**TO BE DONE:**
Every line that holds the string "this" is to be identified and copied.
++++ STORED ROWS
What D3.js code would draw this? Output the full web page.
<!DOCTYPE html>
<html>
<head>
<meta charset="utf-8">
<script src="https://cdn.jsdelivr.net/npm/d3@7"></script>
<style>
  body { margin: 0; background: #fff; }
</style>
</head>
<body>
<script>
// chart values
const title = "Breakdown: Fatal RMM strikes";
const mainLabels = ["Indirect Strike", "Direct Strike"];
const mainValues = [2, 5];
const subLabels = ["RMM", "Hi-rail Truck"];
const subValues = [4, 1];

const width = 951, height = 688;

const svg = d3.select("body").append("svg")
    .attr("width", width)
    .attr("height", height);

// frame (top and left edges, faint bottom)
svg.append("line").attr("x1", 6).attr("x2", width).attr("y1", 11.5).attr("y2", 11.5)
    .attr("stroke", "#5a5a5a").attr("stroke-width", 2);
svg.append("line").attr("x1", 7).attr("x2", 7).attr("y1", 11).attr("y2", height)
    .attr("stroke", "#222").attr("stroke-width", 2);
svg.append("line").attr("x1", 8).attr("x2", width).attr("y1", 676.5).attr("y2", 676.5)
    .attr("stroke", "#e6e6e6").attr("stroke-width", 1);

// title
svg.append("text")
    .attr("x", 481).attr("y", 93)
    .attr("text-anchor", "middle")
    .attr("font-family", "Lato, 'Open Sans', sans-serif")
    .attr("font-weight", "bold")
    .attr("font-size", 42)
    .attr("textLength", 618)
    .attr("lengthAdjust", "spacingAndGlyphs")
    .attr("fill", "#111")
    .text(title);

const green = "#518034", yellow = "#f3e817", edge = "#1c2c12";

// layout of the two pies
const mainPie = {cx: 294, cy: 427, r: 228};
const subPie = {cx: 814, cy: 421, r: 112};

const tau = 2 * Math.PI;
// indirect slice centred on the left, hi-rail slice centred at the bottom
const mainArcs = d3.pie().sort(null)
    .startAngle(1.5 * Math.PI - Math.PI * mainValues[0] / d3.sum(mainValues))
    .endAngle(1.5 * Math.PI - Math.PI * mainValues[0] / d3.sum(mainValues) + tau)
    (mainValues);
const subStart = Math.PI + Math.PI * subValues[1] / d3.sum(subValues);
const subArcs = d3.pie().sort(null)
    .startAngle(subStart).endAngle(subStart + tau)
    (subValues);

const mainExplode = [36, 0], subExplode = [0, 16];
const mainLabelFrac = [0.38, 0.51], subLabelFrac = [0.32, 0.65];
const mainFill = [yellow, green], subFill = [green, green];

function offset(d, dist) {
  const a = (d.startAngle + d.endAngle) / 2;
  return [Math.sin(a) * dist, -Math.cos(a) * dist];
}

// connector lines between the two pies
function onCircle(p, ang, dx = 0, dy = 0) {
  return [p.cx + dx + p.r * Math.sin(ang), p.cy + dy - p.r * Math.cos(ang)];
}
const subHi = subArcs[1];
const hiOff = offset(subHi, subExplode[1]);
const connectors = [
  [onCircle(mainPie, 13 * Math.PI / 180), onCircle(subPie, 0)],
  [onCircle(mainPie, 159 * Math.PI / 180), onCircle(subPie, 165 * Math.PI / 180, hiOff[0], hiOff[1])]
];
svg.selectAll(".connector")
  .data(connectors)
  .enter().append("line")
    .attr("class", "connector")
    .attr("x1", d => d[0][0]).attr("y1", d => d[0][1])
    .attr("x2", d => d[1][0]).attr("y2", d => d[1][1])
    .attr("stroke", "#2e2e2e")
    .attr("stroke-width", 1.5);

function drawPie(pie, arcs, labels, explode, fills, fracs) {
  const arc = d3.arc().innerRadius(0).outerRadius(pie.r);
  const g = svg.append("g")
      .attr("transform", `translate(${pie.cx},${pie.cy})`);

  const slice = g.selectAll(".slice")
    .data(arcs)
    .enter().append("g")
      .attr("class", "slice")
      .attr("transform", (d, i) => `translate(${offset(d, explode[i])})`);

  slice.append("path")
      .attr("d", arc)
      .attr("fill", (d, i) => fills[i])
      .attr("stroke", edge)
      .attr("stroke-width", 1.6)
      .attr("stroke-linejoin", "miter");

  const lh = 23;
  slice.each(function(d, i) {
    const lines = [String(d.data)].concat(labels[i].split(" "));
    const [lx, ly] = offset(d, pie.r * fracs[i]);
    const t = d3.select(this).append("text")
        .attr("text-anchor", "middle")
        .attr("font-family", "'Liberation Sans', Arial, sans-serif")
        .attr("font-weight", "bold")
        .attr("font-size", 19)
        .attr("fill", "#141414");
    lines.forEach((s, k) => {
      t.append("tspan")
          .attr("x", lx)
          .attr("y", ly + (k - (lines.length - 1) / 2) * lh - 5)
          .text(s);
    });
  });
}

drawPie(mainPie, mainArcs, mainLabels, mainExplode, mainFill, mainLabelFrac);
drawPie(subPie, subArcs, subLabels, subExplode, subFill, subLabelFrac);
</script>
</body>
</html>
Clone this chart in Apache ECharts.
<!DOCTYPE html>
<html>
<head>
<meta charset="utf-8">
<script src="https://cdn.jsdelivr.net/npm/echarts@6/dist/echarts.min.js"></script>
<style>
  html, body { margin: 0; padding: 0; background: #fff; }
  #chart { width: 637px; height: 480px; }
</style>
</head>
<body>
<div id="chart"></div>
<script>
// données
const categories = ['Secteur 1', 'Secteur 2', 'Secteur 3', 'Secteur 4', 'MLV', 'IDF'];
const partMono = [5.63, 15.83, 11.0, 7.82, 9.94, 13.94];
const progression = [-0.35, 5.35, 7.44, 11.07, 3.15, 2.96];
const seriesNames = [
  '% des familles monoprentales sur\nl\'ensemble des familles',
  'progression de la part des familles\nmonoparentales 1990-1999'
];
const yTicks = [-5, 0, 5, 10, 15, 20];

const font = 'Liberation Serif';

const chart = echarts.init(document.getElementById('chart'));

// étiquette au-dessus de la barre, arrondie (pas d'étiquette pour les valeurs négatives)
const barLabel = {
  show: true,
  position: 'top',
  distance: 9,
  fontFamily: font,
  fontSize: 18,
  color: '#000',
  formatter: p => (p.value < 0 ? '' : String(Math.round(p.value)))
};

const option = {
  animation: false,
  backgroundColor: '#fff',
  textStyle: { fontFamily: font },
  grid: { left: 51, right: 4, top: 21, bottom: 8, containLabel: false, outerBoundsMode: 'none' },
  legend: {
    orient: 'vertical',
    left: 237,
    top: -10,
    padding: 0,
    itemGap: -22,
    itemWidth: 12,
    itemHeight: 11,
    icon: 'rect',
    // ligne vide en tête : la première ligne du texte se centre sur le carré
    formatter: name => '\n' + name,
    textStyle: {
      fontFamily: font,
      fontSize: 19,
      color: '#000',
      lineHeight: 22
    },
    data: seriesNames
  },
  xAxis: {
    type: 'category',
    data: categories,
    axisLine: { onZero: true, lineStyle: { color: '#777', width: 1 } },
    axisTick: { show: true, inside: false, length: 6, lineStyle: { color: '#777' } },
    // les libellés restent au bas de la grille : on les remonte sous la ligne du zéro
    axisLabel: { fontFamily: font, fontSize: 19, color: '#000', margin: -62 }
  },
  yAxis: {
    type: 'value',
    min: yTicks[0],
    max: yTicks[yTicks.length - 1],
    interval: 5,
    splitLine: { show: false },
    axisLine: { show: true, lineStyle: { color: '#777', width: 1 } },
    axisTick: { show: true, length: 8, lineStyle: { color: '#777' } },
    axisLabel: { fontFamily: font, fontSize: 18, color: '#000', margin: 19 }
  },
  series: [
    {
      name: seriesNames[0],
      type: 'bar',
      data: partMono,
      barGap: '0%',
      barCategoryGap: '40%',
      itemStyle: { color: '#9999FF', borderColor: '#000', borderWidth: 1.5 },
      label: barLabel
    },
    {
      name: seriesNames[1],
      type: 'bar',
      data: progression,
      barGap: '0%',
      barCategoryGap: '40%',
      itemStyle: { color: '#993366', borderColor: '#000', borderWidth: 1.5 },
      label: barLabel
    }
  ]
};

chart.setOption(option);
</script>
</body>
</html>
++++++++
**EXERCISE ANSWER:**
What D3.js code would draw this? Output the full web page.
    const t = d3.select(this).append("text")
Clone this chart in Apache ECharts.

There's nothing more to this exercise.